At bottom, Smith’s research suggests that many American Christians have been shaped by the Enlightenment far more than by the Gospel. And these assumptions about God and the human condition have immediate, tangible implications for how contemporary believers respond to pain or affliction. Keller points out that, because we tend to exalt the primacy of reason and to assume that the chief end of life is personal happiness, we are also likely to conclude that, whenever we “can see no good reason for a particular instance of suffering, God could not have any justifiable reasons for it either.”
In summary, because we implicitly assume that God exists for our happiness and insist that His ways be wholly intelligible to us, apparently senseless suffering automatically becomes evidence against the existence of an all-powerful and all-loving God. Do you get Keller’s point? What Keller wants us to recognize is that we inhabit a culture that “stacks the deck” against robustly Christian contemplation of suffering. But without a sense of how our world differs from earlier times, we will be very unlikely to see this.
Without that historical perspective, we might never know that we are already socially conditioned to approach the problem of evil in a way that leads predictably to skepticism.

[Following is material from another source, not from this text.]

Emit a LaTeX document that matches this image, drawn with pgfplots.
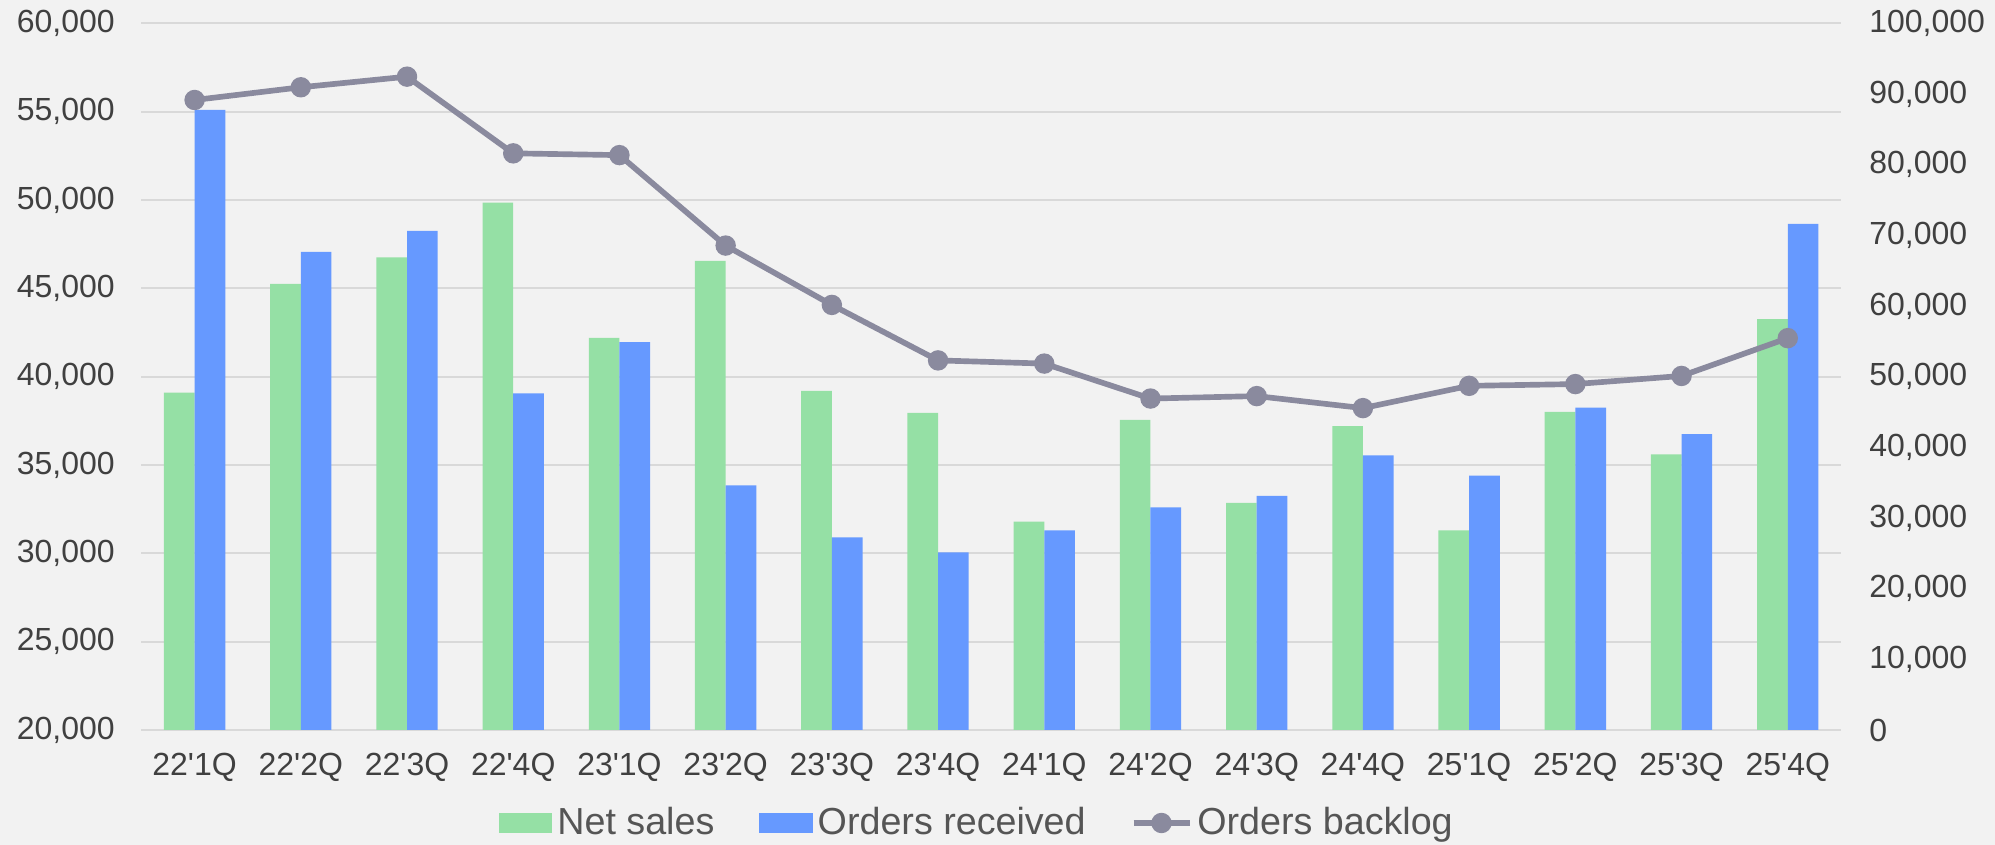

To think about suffering clearly, Keller concludes, to be as “thoughtful, balanced, and unprejudiced as possible,” requires that you “be highly aware of your cultural biases.” And one of the best ways to be aware of our cultural biases, as the entire structure of Keller’s argument drives home, is through knowledge of the past.
What Keller is calling us to is historical consciousness. When students enroll in my classes, I hope that they leave with historical knowledge, some sense of what the past was like. I want them to acquire skills of historical analysis, the ability to evaluate historical evidence and construct historical arguments. But my highest goal is that they develop a sense of historical consciousness. To have a well-developed sense of historical consciousness means to be consciously and constantly aware that we live in the flow of change across time, just like the men and women from earlier ages that we study. It means that we are mindful that our lives are influenced—not determined, but strongly influenced—by everything that has gone before us. Finally, it means we recognize the poverty of insight that is the cost of historical ignorance, for above all, historical consciousness is the realization that history’s greatest value lies in illuminating not the past, but the present.